I think the latter part of that equation is the one we underestimate the most from the outside. I think we often take for granted that once a player reaches the summit that they will stay there for as long as their bodies allow. But that’s not really the case, to stay there you have to work so, so hard every single day. It’s why most elite athletes ‘hit the age curve’ some time in their early 30s (some earlier).

The physical and mental toll of working harder than anyone else, for years and years and years, eventually claims an athlete. Everyone experiences the age curve differently but everyone experiences it eventually. So what of a player who, shortly before their 35th birthday, can still dominate Champions League semi-finals and finals, in the company of some of the finest players in the game in the most physically demanding position on the pitch?

Some years ago, when I used to do more exclusive player interviews (because the demand for them was much smaller) I always had a set menu of 2-3 questions that I asked everyone. Players had much lower media profiles and I always wanted a bit of BTS insight that, happily, in this day and age is more available and obvious.

I used to ask a lot of questions about training and, in particular, who were the best trainers at the club. I stopped asking after a little while because the words ‘Kim’ and ‘Little’ started to lose meaning. In fact, one of my favourite player interviews I have had the privilege to conduct in recent years was with Kim in April 2022.

I had heard so much about her professionalism, from so many, that I really wanted to understand where her work ethic came from. You can read that interview here. I had spoken to her many times in mixed zones and press conferences but had never really scratched the surface or probed all these wonderful things that so many notable people have said, and continue to say, about her. Inside the game, I don’t think there is a more respected active player.

Kim spent three years playing in the NWSL for Seattle Reign where she flourished, so her reputation stateside is also incredibly strong. It reminds me a little of Kelly Smith, whose reputation on both sides of the pond is embellished by neon spells in the US as well as with Arsenal. Hope Solo describes Kim as the best player she ever played with and Solo played with the best. Granted, she fell out with most of them but that still speaks well of Kim, if you manage not to piss Hope Solo off, you have to be a pretty faultless personality.
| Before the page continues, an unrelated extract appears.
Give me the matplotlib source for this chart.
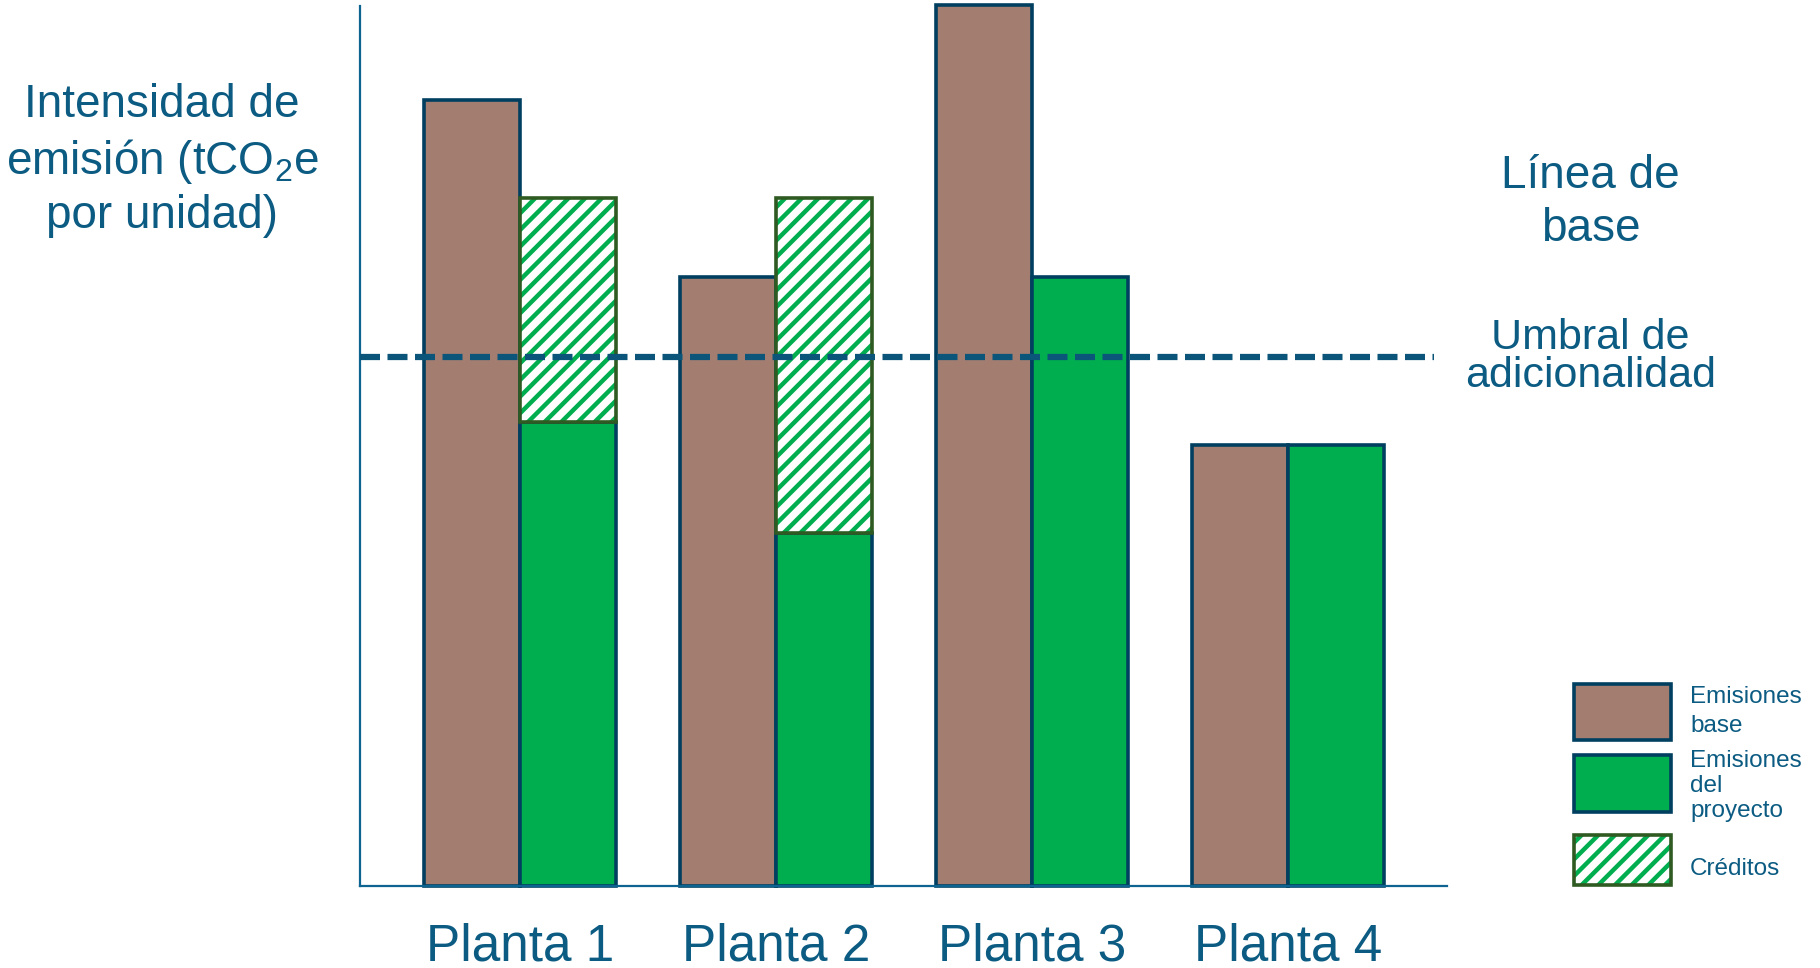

Jonas Eidevall described Little’s work ethic as central to her quiet leadership style, ‘She usually runs the most and that goes from warm-up to the last minute of the game. She puts that in on a consistent basis, on an excellent basis every day. You could never point the finger at her and say, ‘you didn’t do your job today.’ She prides herself on it and that culture rubs off on other players. She is the perfect example of someone leading by example.’

One of the things that really struck me from that interview in 2022 was how she described her rehab from an ACL injury in 2017. I suggested that her recovery had seemed to be frictionless and yet I wondered if I just had that impression because Kim has such a low digital footprint and we simply didn’t hear anything about the rehab process.

‘My teammates are always surprised at how I take to setbacks like that,’ she told me. ‘I’m not overly emotional about it. I tend to be logical and pragmatic about things. I maybe had one or two moments where I felt a bit sad but I moved on quickly. That’s my personality, I just went through the process step by step. From training alone a lot when I was younger I didn’t find the process of isolation big injuries bring as difficult as other players do.’

There is also a connection to current manager Renee Slegers, only one year Kim’s senior, in this interview too. Like Kim, Renee grew up in a small town and she told me back in January that this was central to her opportunity to play football with boys growing up, simply because the town wasn’t really big enough, or with enough alternative forms of entertainment, to silo kids from the local area.

There is a level-headedness about Kim that both boosts the quiet awe in which she is held but perhaps also prevents us from colourfully and loudly giving her her flowers. There is a lovely piece of footage on the UWCL twitter account of Aitana Bonmati, the current holder of the Ballon D’Or, approaching Kim as she lines up to accept the UWCL trophy in Lisbon.

Aitana nods knowingly and gives Kim a warm handshake, game recognising game as someone younger than me might say. Little joined Arsenal in 2008- just missing the 2007 Champions League triumph. With apologies to our Scottish readers, international silverware was always unlikely for Kim. I don’t think there is a point in her career where she could have made herself available to any team in Europe without having her absolute pick of clubs.

Arsenal’s social media team also released footage of vice-captain Leah Williamson’s rousing post Lyon speech, where she chooses to centre Kim. Kim and Leah operate a sort of dual captaincy where Leah takes on more of the ‘hype woman’ role and Williamson used that privilege to talk up a captain who would never centre themselves in such a moment.

Yet her loyalty to Arsenal was never in question, her reputation inside the game is peerless. But she was missing that one trinket to absolutely copperplate her legacy and cast it in bronze. Kim lifting the Champions League trophy is an example of the football Gods, if you will, acting in a just manner, recognising an oversight in the script and amending it appropriately. Unlike Bobby Ewing and Dallas, this wasn’t a dream. Or at least it isn’t anymore. In the words of Renee Slegers, it is unreal but also very real, because it happened.

Kim is still contracted for next season so I don’t want to write her career obituary at this stage. But for her to collect this trophy just short of her 35th birthday wraps up her legacy in a neat Little bow. Her next Champions League appearance for the club will see her break the record for Arsenal Women Champions League appearances.

She will go down as one of the best players in the club’s history and one glance at that list shows you the company that statement puts her in. Kim Little, Champions League winner, is right and just. Every member of staff deserved that Champions League triumph in Lisbon on May 24. Kim just deserved it a little bit more.